Oczywiście, kiedy został wzniesiony w 1520 r., wyglądał zupełnie inaczej. Swoją obecną sylwetkę zawdzięcza przebudowom z XVII i XVIII wieku. Świątynię docenili znani artyści, którzy obierali ją za temat swoich szkiców i obrazów. Uśpioną w ramionach Beskidu Niskiego, wśród lip i topól, uwieczniali ją m.in. Teodor Axentowicz, Józef Mehoffer, Włodzimierz Tetmajer czy Stanisław Wyspiański.

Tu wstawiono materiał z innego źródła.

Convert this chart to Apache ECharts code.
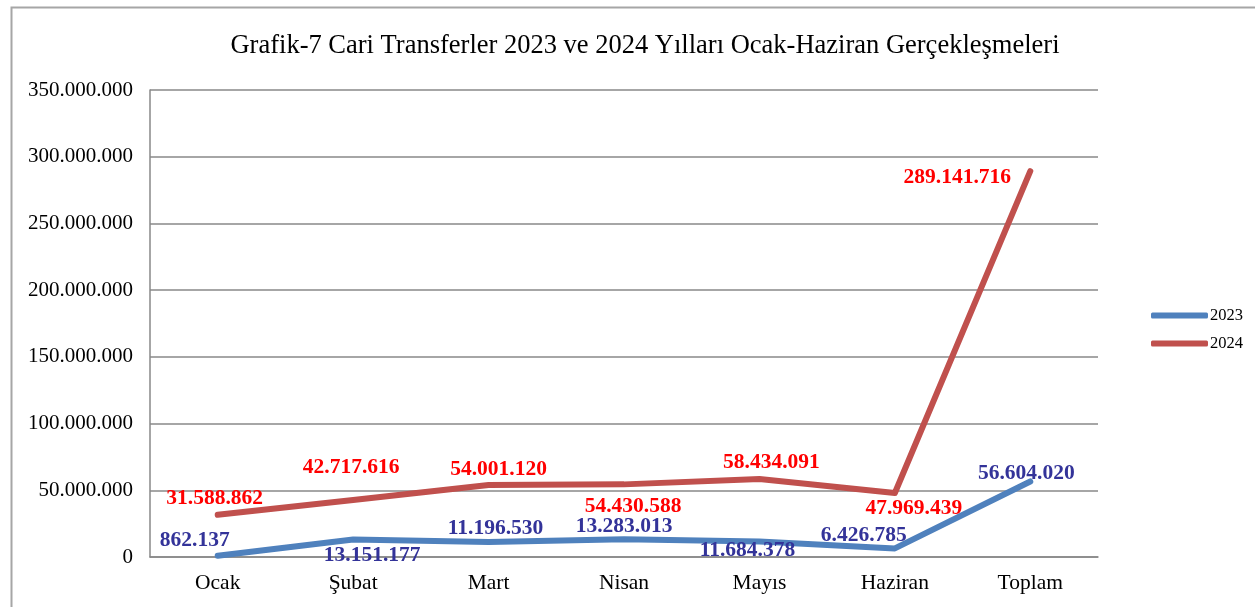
<!DOCTYPE html>
<html>
<head>
<meta charset="utf-8">
<script src="https://cdn.jsdelivr.net/npm/echarts@6/dist/echarts.min.js"></script>
<style>
  html, body { margin: 0; padding: 0; background: #fff; }
  #chart { width: 1255px; height: 607px; }
</style>
</head>
<body>
<div id="chart"></div>
<script>
var months = ['Ocak', 'Şubat', 'Mart', 'Nisan', 'Mayıs', 'Haziran', 'Toplam'];
var values2023 = [862137, 13151177, 11196530, 13283013, 11684378, 6426785, 56604020];
var values2024 = [31588862, 42717616, 54001120, 54430588, 58434091, 47969439, 289141716];
// label offsets from each point (pixels), placed as in the original
var offsets2023 = [[-23, -15], [19, 16], [7, -14], [0, -13], [-12, 9], [-31, -13], [-4, -8]];
var offsets2024 = [[-3, -16], [-2, -33], [10, -15], [9, 22], [12, -17], [19, 15], [-73, 6]];

function fmt(v) {
  return String(v).replace(/\B(?=(\d{3})+(?!\d))/g, '.');
}
function withLabels(vals, offs) {
  return vals.map(function (v, i) {
    return { value: v, label: { offset: offs[i] } };
  });
}

var myChart = echarts.init(document.getElementById('chart'));
var serif = 'Liberation Serif';
var option = {
  animation: false,
  textStyle: { fontFamily: serif },
  title: {
    text: 'Grafik-7 Cari Transferler 2023 ve 2024 Yılları Ocak-Haziran Gerçekleşmeleri',
    left: 640, top: 28, textAlign: 'center',
    textStyle: { fontFamily: serif, fontSize: 26.5, fontWeight: 'normal', color: '#000' }
  },
  graphic: [{
    type: 'rect', left: 9, top: 5,
    shape: { width: 1260, height: 620 },
    style: { fill: 'none', stroke: '#a6a6a6', lineWidth: 2 }
  }],
  legend: {
    orient: 'vertical', left: 1146, top: 302,
    itemWidth: 57, itemHeight: 6, itemGap: 11,
    textStyle: { fontFamily: serif, fontSize: 16.5, color: '#000', padding: [0, 0, 0, -3] },
    data: [
      { name: '2023', icon: 'roundRect' },
      { name: '2024', icon: 'roundRect' }
    ]
  },
  grid: { left: 150, right: 157, top: 90, bottom: 50 },
  xAxis: {
    type: 'category', data: months, boundaryGap: true,
    axisLine: { lineStyle: { color: '#888', width: 1.5 } },
    axisTick: { show: false },
    axisLabel: { fontFamily: serif, fontSize: 21.5, color: '#000', margin: 15 }
  },
  yAxis: {
    type: 'value', min: 0, max: 350000000, interval: 50000000,
    axisLine: { show: true, lineStyle: { color: '#888', width: 1.5 } },
    axisTick: { show: false },
    splitLine: { lineStyle: { color: '#888', width: 1.5 } },
    axisLabel: { fontFamily: serif, fontSize: 21, color: '#000', margin: 17, formatter: fmt }
  },
  series: [
    {
      name: '2023', type: 'line', data: withLabels(values2023, offsets2023),
      symbol: 'circle', symbolSize: 1,
      lineStyle: { color: '#4f81bd', width: 6, cap: 'round', join: 'round' },
      itemStyle: { color: '#4f81bd' },
      label: {
        show: true, position: 'inside', color: '#333399',
        fontFamily: serif, fontSize: 21.5, fontWeight: 'bold',
        formatter: function (p) { return fmt(p.value); }
      }
    },
    {
      name: '2024', type: 'line', data: withLabels(values2024, offsets2024),
      symbol: 'circle', symbolSize: 1,
      lineStyle: { color: '#c0504d', width: 6, cap: 'round', join: 'round' },
      itemStyle: { color: '#c0504d' },
      label: {
        show: true, position: 'inside', color: '#ff0000',
        fontFamily: serif, fontSize: 21.5, fontWeight: 'bold',
        formatter: function (p) { return fmt(p.value); }
      }
    }
  ]
};
myChart.setOption(option);
</script>
</body>
</html>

Niestety nie wszystko to, co podziwiały ich oczy, jest teraz możliwe do zobaczenia przez nas. Świątynia bardzo ucierpiała podczas I wojny światowej. Armia austro-węgierska prawie doszczętnie rozebrała kościół. Dopiero po wojnie zaczęto przywracać świątyni jej dawny wygląd. A co w nim najbardziej zachwyca? Dach, który sprawia wrażenie jakby okrywał budowlę od samego szczytu, aż po ziemię. Zupełnie niespotykana jest wieża – kwadratowa, rozłożysta, o prawie prostopadłych ścianach – diametralnie różna od strzelistych wież innych gotyckich, drewnianych kościołów w Małopolsce. Wieżę można obserwować od dołu i zobaczyć jak wspaniale wygląda jej konstrukcja od wewnątrz. Warto zwrócić uwagę na portale! Zachowały się aż trzy, a najpiękniejszy z nich – główny, zachodni – zwieńczony jest trójlistnym łukiem wyciętym w ośli grzbiet, wzbogacony reliefową ornamentyką.

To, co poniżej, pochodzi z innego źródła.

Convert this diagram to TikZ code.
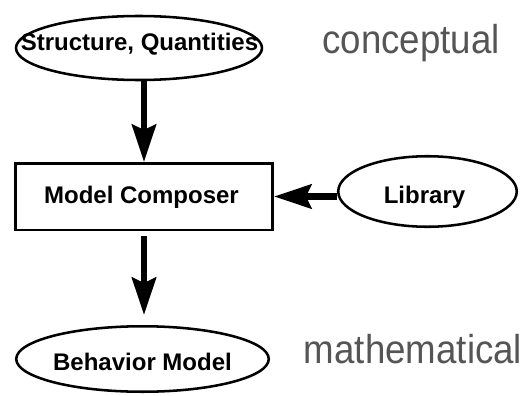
\documentclass[tikz,border=0pt]{standalone}
\usepackage{fontspec}
\usepackage{graphicx}
\setmainfont{Liberation Sans}
\usetikzlibrary{shapes.geometric,arrows.meta}
\definecolor{labelgray}{RGB}{85,85,85}
\newcommand{\tallword}[1]{\scalebox{1}[1.1]{#1}}
\begin{document}
\begin{tikzpicture}[x=0.75pt,y=-0.75pt,
  outline/.style={draw=black,line width=1.9pt,inner sep=0pt},
  oval/.style={outline,ellipse},
  boxshape/.style={outline,rectangle},
  caption/.style={font=\bfseries\fontsize{18pt}{20pt}\selectfont,inner sep=0pt,anchor=base},
  level/.style={font=\fontsize{27.5pt}{30pt}\selectfont,text=labelgray,inner sep=0pt,anchor=base},
  flow/.style={line width=4.8pt,-{Stealth[length=28pt,width=18pt,inset=4pt]}}]
\useasboundingbox (0,0) rectangle (528,396);

% shapes
\node[oval,minimum width=184.5pt,minimum height=48pt] (sq) at (139,48) {};
\node[boxshape,minimum width=193.1pt,minimum height=49.9pt] (box) at (144,196.5) {};
\node[oval,minimum width=133.9pt,minimum height=52.9pt] (lib) at (427.5,191.5) {};
\node[oval,minimum width=189.4pt,minimum height=49.1pt] (beh) at (142.5,359) {};

% labels inside the shapes
\node[caption] (sqtext) at (139.5,50) {Structure, Quantities};
\node[caption] (boxtext) at (141.5,203) {Model Composer};
\node[caption] (libtext) at (424.5,203) {Library};
\node[caption] (behtext) at (142.5,370) {Behavior Model};

% level annotations
\node[level] (top) at (411,53) {\tallword{conceptual}};
\node[level] (bottom) at (413,363) {\tallword{mathematical}};

% connectors
\draw[flow] (box.north |- sq.south) -- (box.north);
\draw[flow] (lib.west |- box.east) -- (box.east);
\draw[flow,shorten <=4pt,shorten >=7.5pt] (box.south) -- (box.south |- beh.north);
\end{tikzpicture}
\end{document}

Wnętrze świątyni jest raczej skromne. Uwagę przyciąga najbardziej ołtarz główny, który jest złocony i bogato zdobiony dekoracją snycerską. Spoglądają z niego święci: Mikołaj, Benedykt i Antoni. Najcenniejszym elementem wyposażenia jest kamienna chrzcielnica z 1522 r., której siedem pól wypełnionych jest maswerkową dekoracją w kształcie lilii. Na ósmym polu widnieje tarcza, a powyżej niej wyryta data powstania chrzcielnicy. Historia kościółka obfitowała w chwile grozy i tragizmu. Na szczęście świątynia wdzięcznie stoi wśród bujnej zieleni i cieszy oczy odwiedzających, a dzięki wpisowi na prestiżową Listę UNESCO, jest ich naprawdę wielu.